Drop the images; return everything else in the listing below exactly.

═══ Data lines ═══

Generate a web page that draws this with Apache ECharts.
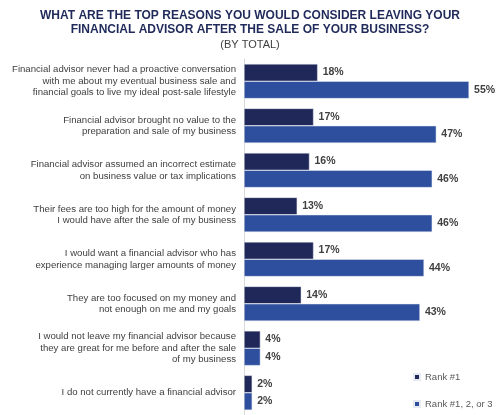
<!DOCTYPE html>
<html><head><meta charset="utf-8">
<script src="https://cdn.jsdelivr.net/npm/echarts@6/dist/echarts.min.js"></script>
<style>html,body{margin:0;padding:0;background:#fff}#c{width:500px;height:415px}</style>
</head><body><div id="c"></div>
<script>
const categories = [
  "Financial advisor never had a proactive conversation\nwith me about my eventual business sale and\nfinancial goals to live my ideal post-sale lifestyle",
  "Financial advisor brought no value to the\npreparation and sale of my business",
  "Financial advisor assumed an incorrect estimate\non business value or tax implications",
  "Their fees are too high for the amount of money\nI would have after the sale of my business",
  "I would want a financial advisor who has\nexperience managing larger amounts of money",
  "They are too focused on my money and\nnot enough on me and my goals",
  "I would not leave my financial advisor because\nthey are great for me before and after the sale\nof my business",
  "I do not currently have a financial advisor"
];
const rank1 = [18, 17, 16, 13, 17, 14, 4, 2];
const rank123 = [55, 47, 46, 46, 44, 43, 4, 2];
const seriesNames = ["Rank #1", "Rank #1, 2, or 3"];
const titleText = "WHAT ARE THE TOP REASONS YOU WOULD CONSIDER LEAVING YOUR\nFINANCIAL ADVISOR AFTER THE SALE OF YOUR BUSINESS?";
const subtitleText = "(BY TOTAL)";

const chart = echarts.init(document.getElementById('c'), null, {renderer: 'canvas'});
const lbl = {show: true, position: 'right', distance: 5, formatter: '{c}%', color: '#404040', fontWeight: 'bold', fontSize: 10.5, fontFamily: 'Liberation Sans'};
chart.setOption({
  animation: false,
  title: {
    text: titleText, subtext: subtitleText, left: 'center', top: 4, itemGap: 2,
    textStyle: {fontFamily: 'Liberation Sans', fontWeight: 'bold', fontSize: 12, color: '#1f2a5a', lineHeight: 14},
    subtextStyle: {fontFamily: 'Liberation Sans', fontSize: 11, color: '#404040'}
  },
  legend: {
    orient: 'vertical', left: 408, bottom: 1, itemWidth: 6, itemHeight: 6, itemGap: 17, icon: 'rect',
    textStyle: {fontFamily: 'Liberation Sans', fontSize: 9.5, color: '#595959'},
    data: seriesNames
  },
  grid: {left: 244, right: 10.5, top: 59, bottom: -3.5, containLabel: false},
  xAxis: {type: 'value', min: 0, max: 60, show: false},
  yAxis: {
    type: 'category', data: categories, inverse: true,
    axisLine: {show: true, lineStyle: {color: '#d9d9d9'}},
    axisTick: {show: false},
    axisLabel: {fontFamily: 'Liberation Sans', fontSize: 9.6, color: '#404040', lineHeight: 11.5, margin: 8, align: 'right'}
  },
  series: [
    {name: seriesNames[0], type: 'bar', data: rank1, barGap: '0%', barCategoryGap: '22%',
     itemStyle: {color: '#1f2858', borderColor: '#e8eaf2', borderWidth: 0.5}, label: lbl},
    {name: seriesNames[1], type: 'bar', data: rank123, barGap: '0%', barCategoryGap: '22%',
     itemStyle: {color: '#2d4f9e', borderColor: '#e8eaf2', borderWidth: 0.5}, label: lbl}
  ]
});
</script></body></html>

═══

# Solution below
Generate a web page that draws this with Apache ECharts.
<!DOCTYPE html>
<html><head><meta charset="utf-8">
<script src="https://cdn.jsdelivr.net/npm/echarts@6/dist/echarts.min.js"></script>
<style>html,body{margin:0;padding:0;background:#fff}#c{width:500px;height:415px}</style>
</head><body><div id="c"></div>
<script>
const categories = [
  "Financial advisor never had a proactive conversation\nwith me about my eventual business sale and\nfinancial goals to live my ideal post-sale lifestyle",
  "Financial advisor brought no value to the\npreparation and sale of my business",
  "Financial advisor assumed an incorrect estimate\non business value or tax implications",
  "Their fees are too high for the amount of money\nI would have after the sale of my business",
  "I would want a financial advisor who has\nexperience managing larger amounts of money",
  "They are too focused on my money and\nnot enough on me and my goals",
  "I would not leave my financial advisor because\nthey are great for me before and after the sale\nof my business",
  "I do not currently have a financial advisor"
];
const rank1 = [18, 17, 16, 13, 17, 14, 4, 2];
const rank123 = [55, 47, 46, 46, 44, 43, 4, 2];
const seriesNames = ["Rank #1", "Rank #1, 2, or 3"];
const titleText = "WHAT ARE THE TOP REASONS YOU WOULD CONSIDER LEAVING YOUR\nFINANCIAL ADVISOR AFTER THE SALE OF YOUR BUSINESS?";
const subtitleText = "(BY TOTAL)";

const chart = echarts.init(document.getElementById('c'), null, {renderer: 'canvas'});
const lbl = {show: true, position: 'right', distance: 5, formatter: '{c}%', color: '#404040', fontWeight: 'bold', fontSize: 10.5, fontFamily: 'Liberation Sans'};
chart.setOption({
  animation: false,
  title: {
    text: titleText, subtext: subtitleText, left: 'center', top: 4, itemGap: 2,
    textStyle: {fontFamily: 'Liberation Sans', fontWeight: 'bold', fontSize: 12, color: '#1f2a5a', lineHeight: 14},
    subtextStyle: {fontFamily: 'Liberation Sans', fontSize: 11, color: '#404040'}
  },
  legend: {
    orient: 'vertical', left: 408, bottom: 1, itemWidth: 6, itemHeight: 6, itemGap: 17, icon: 'rect',
    textStyle: {fontFamily: 'Liberation Sans', fontSize: 9.5, color: '#595959'},
    data: seriesNames
  },
  grid: {left: 244, right: 10.5, top: 59, bottom: -3.5, containLabel: false},
  xAxis: {type: 'value', min: 0, max: 60, show: false},
  yAxis: {
    type: 'category', data: categories, inverse: true,
    axisLine: {show: true, lineStyle: {color: '#d9d9d9'}},
    axisTick: {show: false},
    axisLabel: {fontFamily: 'Liberation Sans', fontSize: 9.6, color: '#404040', lineHeight: 11.5, margin: 8, align: 'right'}
  },
  series: [
    {name: seriesNames[0], type: 'bar', data: rank1, barGap: '0%', barCategoryGap: '22%',
     itemStyle: {color: '#1f2858', borderColor: '#e8eaf2', borderWidth: 0.5}, label: lbl},
    {name: seriesNames[1], type: 'bar', data: rank123, barGap: '0%', barCategoryGap: '22%',
     itemStyle: {color: '#2d4f9e', borderColor: '#e8eaf2', borderWidth: 0.5}, label: lbl}
  ]
});
</script></body></html>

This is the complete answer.